Complete amino acid sequence of human hemopexin, the heme-binding protein of serum.

Abstract

We have determined the complete primary structure of human hemopexin, a plasma beta-glycoprotein that specifically binds one heme with high affinity and transports it to hepatocytes for salvage of the iron. Human hemopexin (Mr approximately equal to 63,000) consists of a single polypeptide chain containing 439 amino acid residues with six intrachain disulfide bridges. The amino-terminal threonine residue is blocked by an O-linked galactosamine oligosaccharide, and the protein has five glucosamine oligosaccharides N-linked to the acceptor sequence Asn-X-Ser/Thr. The 18 tryptophan residues are arranged in four clusters, and 12 of the tryptophans are conserved in homologous positions.
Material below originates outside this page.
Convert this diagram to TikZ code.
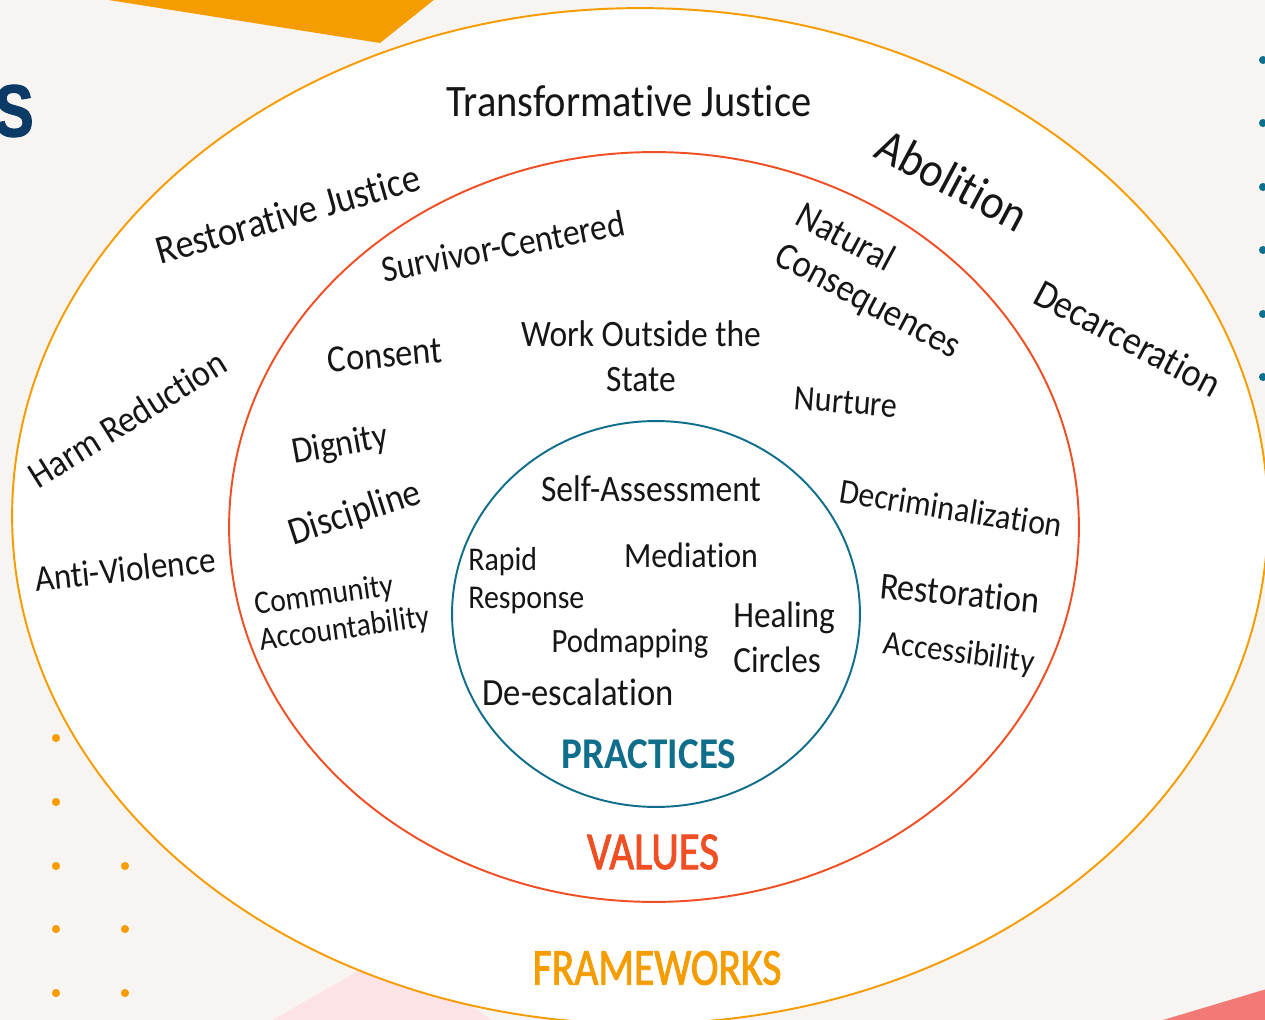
\documentclass[tikz,border=0pt]{standalone}
\usepackage{fontspec}
\setmainfont[FakeStretch=0.9,Ligatures=NoCommon]{Carlito}
\newfontfamily\capsfont[FakeStretch=0.8,FakeBold=1.6]{Carlito}
\newfontfamily\practfont[FakeStretch=0.89]{Carlito}
\newfontfamily\heavyfont[FakeStretch=0.8,FakeBold=1.5]{Liberation Sans}
\definecolor{paper}{HTML}{F7F4F1}
\definecolor{orng}{HTML}{F59C00}
\definecolor{rouge}{HTML}{F04E23}
\definecolor{tealc}{HTML}{0F6E8A}
\definecolor{navy}{HTML}{0B3A67}
\definecolor{pinkc}{HTML}{FDE2E6}
\definecolor{salmon}{HTML}{F27A76}
\definecolor{ink}{HTML}{161616}
\begin{document}
\begin{tikzpicture}[x=0.02cm,y=-0.02cm,
  lbl/.style={text=ink,inner sep=0pt},
  sz/.style 2 args={font=\fontsize{#1}{#2}\selectfont},
  ring/.style={line width=1.1pt,fill=white,draw=#1}]
\useasboundingbox (0,0) rectangle (1265,1020);
\clip (0,0) rectangle (1265,1020);
\fill[paper] (0,0) rectangle (1265,1020);
% background shapes
\fill[orng] (77,-5)--(380,43)--(440,-5)--cycle;
\fill[pinkc] (255,1030)--(395,950)--(505,1030)--cycle;
\fill[salmon] (1163,1020)--(1270,988)--(1270,1025)--cycle;
\node[font=\heavyfont\bfseries\fontsize{42}{42}\selectfont,text=navy,anchor=east,inner sep=0pt] (bigs) at (34,111) {S};
\foreach \y in {738,802,866,929,993}{
  \fill[orng] (56,\y) circle (2.3pt);
  \fill[orng] (125,\y) circle (2.3pt);}
\foreach \y in {60,123,187,250,314,377}
  \fill[tealc] (1263,\y) circle (2.3pt);
% rings
\draw[ring=orng] (640,516) ellipse [x radius=12.56cm,y radius=10.16cm];
\draw[ring=rouge] (654,527) ellipse [x radius=8.5cm,y radius=7.5cm];
\draw[ring=tealc] (656,614) ellipse [x radius=4.08cm,y radius=3.86cm];
% frameworks
\node[lbl,sz={25.6}{30}] (tj) at (629,101) {Transformative Justice};
\node[lbl,sz={27.9}{33},rotate=-28] (abol) at (953,180) {Abolition};
\node[lbl,sz={22.8}{27},rotate=-28] (decar) at (1128,338) {Decarceration};
\node[lbl,sz={23}{27},rotate=16] (rj) at (288,214) {Restorative Justice};
\node[lbl,sz={21.6}{26},rotate=32] (harm) at (127,419) {Harm Reduction};
\node[lbl,sz={21}{25},rotate=6] (anti) at (125,569) {Anti-Violence};
\node[font=\capsfont\fontsize{29.6}{34}\selectfont,text=orng] (frame) at (657,968) {FRAMEWORKS};
% values
\node[lbl,sz={21.2}{25},rotate=11] (surv) at (503,246) {Survivor-Centered};
\node[lbl,sz={21.8}{26},rotate=5] (cons) at (385,355) {Consent};
\node[lbl,sz={21.3}{25},rotate=10] (dign) at (340,446) {Dignity};
\node[lbl,sz={22.2}{26},rotate=18] (disc) at (355,514) {Discipline};
\node[lbl,sz={18.7}{20.5},rotate=8,align=left] (comm) at (342,612) {Community\\Accountability};
\node[lbl,sz={21.2}{25.5},align=center] (work) at (641,356) {Work Outside the\\State};
\node[lbl,sz={22}{25.5},rotate=-28,align=left] (natc) at (878,282) {Natural\\Consequences};
\node[lbl,sz={20.3}{24},rotate=-4.5] (nurt) at (846,402) {Nurture};
\node[lbl,sz={20.1}{24},rotate=-9] (decr) at (951,508) {Decriminalization};
\node[lbl,sz={21.7}{26},rotate=-5.5] (rest) at (960,593) {Restoration};
\node[lbl,sz={19.4}{23},rotate=-7.5] (acc) at (959,654) {Accessibility};
\node[font=\capsfont\fontsize{30.5}{35}\selectfont,text=rouge] (values) at (653,852) {VALUES};
% practices
\node[lbl,sz={21.2}{25}] (self) at (651,489) {Self-Assessment};
\node[lbl,sz={20.2}{24}] (med) at (691,555) {Mediation};
\node[lbl,sz={18.9}{21.5},align=left,anchor=west] (rapid) at (468,581) {Rapid\\Response};
\node[lbl,sz={19.4}{23}] (pod) at (630,644) {Podmapping};
\node[lbl,sz={21}{25.5},align=left,anchor=west] (heal) at (733,637) {Healing\\Circles};
\node[lbl,sz={21.9}{26}] (desc) at (578,692) {De-escalation};
\node[font=\practfont\bfseries\fontsize{25}{30}\selectfont,text=tealc] (practices) at (649,754) {PRACTICES};
\end{tikzpicture}
\end{document}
Computer-assisted analysis of the internal homology in amino acid sequence indicates that hemopexin consists of two similar halves, thus suggesting duplication of an ancestral gene. Limited tryptic digestion cleaves apohemopexin after arginine-216 into two half-molecules, whereas heme-saturated hemopexin is cleaved after lysine-101. The half-molecules are connected by a histidine-rich hinge-like region that contains two glucosamine oligosaccharides. A structural model for human hemopexin is proposed that is based on these properties and on computer-assisted predictions of the secondary structure and the hydrophilic/hydrophobic character. In this model alpha-helices and beta-turns predominate, and the two halves are connected by an exposed connecting region in apohemopexin that becomes inaccessible to trypsin in hemesaturated hemopexin. Many segments of hemopexin are similar to sequences of other heme proteins, but no overall structural relationship of hemopexin to any other heme protein was identified.